> **Excerpted records**
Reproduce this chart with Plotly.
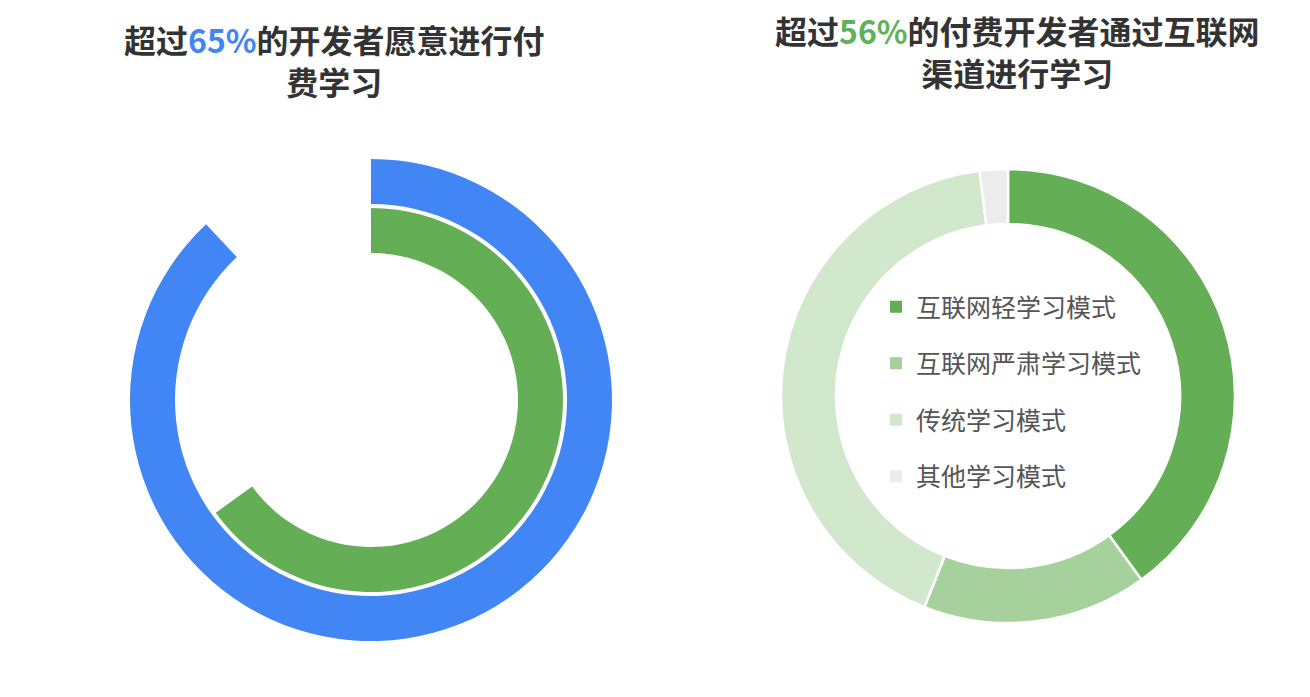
import plotly.graph_objects as go

# left chart: two progress rings (percent of a full circle)
ring_labels = ["愿意付费学习", "付费学习"]
ring_values = [88, 65]
ring_colors = ["#4285f4", "#64ae55"]

# right chart: paid developers by learning channel
mode_labels = ["互联网轻学习模式", "互联网严肃学习模式", "传统学习模式", "其他学习模式"]
mode_values = [40, 16, 42, 2]
mode_colors = ["#64ae55", "#a6d19c", "#d1e8cd", "#ececec"]

title_left = "<b>超过<span style='color:#4285f4'>65%</span>的开发者愿意进行付<br>费学习</b>"
title_right = "<b>超过<span style='color:#5fb257'>56%</span>的付费开发者通过互联网<br>渠道进行学习</b>"

W, H = 1310, 697
OFF = 8  # page body margin
FONT = "Noto Sans CJK SC, Noto Sans, sans-serif"


def px(x):
    return (x - OFF) / W


def py(y):
    return (H - (y - OFF)) / H


def dom(cx, cy, r):
    # pixel centre/radius on the page -> paper domain
    return dict(x=[px(cx - r), px(cx + r)], y=[py(cy + r), py(cy - r)])


fig = go.Figure()

ring_geom = [(371, 400, 241, 196), (371, 400, 192, 147)]
for label, val, color, (cx, cy, r_out, r_in) in zip(ring_labels, ring_values, ring_colors, ring_geom):
    fig.add_trace(go.Pie(
        labels=[label, "其余"], values=[val, 100 - val],
        marker=dict(colors=[color, "rgba(0,0,0,0)"], line=dict(width=0)),
        hole=r_in / r_out, domain=dom(cx, cy, r_out),
        sort=False, direction="clockwise", rotation=0,
        textinfo="none", hoverinfo="label+percent", showlegend=False,
    ))

fig.add_trace(go.Pie(
    labels=mode_labels, values=mode_values,
    marker=dict(colors=mode_colors, line=dict(color="white", width=2.5)),
    hole=172 / 227, domain=dom(1008, 396, 227),
    sort=False, direction="clockwise", rotation=0,
    textinfo="none", hoverinfo="label+percent", showlegend=False,
))

# legend entries (one group each so the rows can be spaced out)
for label, color in zip(mode_labels, mode_colors):
    fig.add_trace(go.Scatter(
        x=[None], y=[None], mode="markers", name=label, legendgroup=label,
        marker=dict(symbol="square", size=12, color=color),
    ))

fig.add_annotation(text=title_left, x=px(334), y=py(60), xref="paper", yref="paper",
                   showarrow=False, xanchor="center", yanchor="middle", align="center",
                   font=dict(size=32, color="#333333", family=FONT))
fig.add_annotation(text=title_right, x=px(1018), y=py(51), xref="paper", yref="paper",
                   showarrow=False, xanchor="center", yanchor="middle", align="center",
                   font=dict(size=32, color="#333333", family=FONT))

fig.update_xaxes(visible=False)
fig.update_yaxes(visible=False)
fig.update_layout(
    width=W, height=H,
    margin=dict(l=0, r=0, t=0, b=0),
    paper_bgcolor="white", plot_bgcolor="white",
    font=dict(family=FONT),
    legend=dict(x=px(876), y=py(284), xanchor="left", yanchor="top",
                traceorder="grouped", tracegroupgap=21, itemsizing="constant",
                bgcolor="rgba(0,0,0,0)", font=dict(size=25, color="#555555", family=FONT)),
)

fig.write_html("out.html")
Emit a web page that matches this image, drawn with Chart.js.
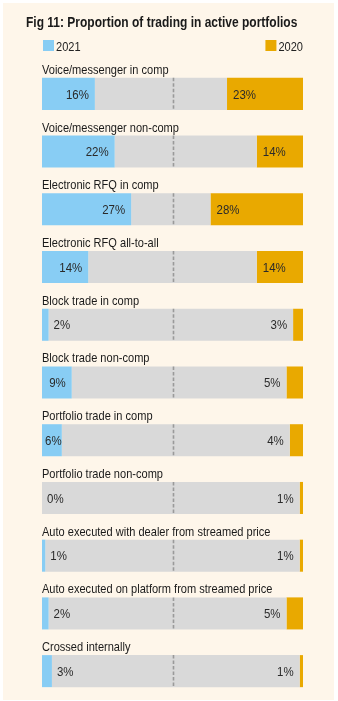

> **Required task**
Only the lines from the start of the records to the one containing "fig = go.Figure()" should be repeated, exactly and with both ends kept; drop any pictures.

> **The response**
Reproduce this chart with Plotly.
import plotly.graph_objects as go

# left chart: two progress rings (percent of a full circle)
ring_labels = ["愿意付费学习", "付费学习"]
ring_values = [88, 65]
ring_colors = ["#4285f4", "#64ae55"]

# right chart: paid developers by learning channel
mode_labels = ["互联网轻学习模式", "互联网严肃学习模式", "传统学习模式", "其他学习模式"]
mode_values = [40, 16, 42, 2]
mode_colors = ["#64ae55", "#a6d19c", "#d1e8cd", "#ececec"]

title_left = "<b>超过<span style='color:#4285f4'>65%</span>的开发者愿意进行付<br>费学习</b>"
title_right = "<b>超过<span style='color:#5fb257'>56%</span>的付费开发者通过互联网<br>渠道进行学习</b>"

W, H = 1310, 697
OFF = 8  # page body margin
FONT = "Noto Sans CJK SC, Noto Sans, sans-serif"


def px(x):
    return (x - OFF) / W


def py(y):
    return (H - (y - OFF)) / H


def dom(cx, cy, r):
    # pixel centre/radius on the page -> paper domain
    return dict(x=[px(cx - r), px(cx + r)], y=[py(cy + r), py(cy - r)])


fig = go.Figure()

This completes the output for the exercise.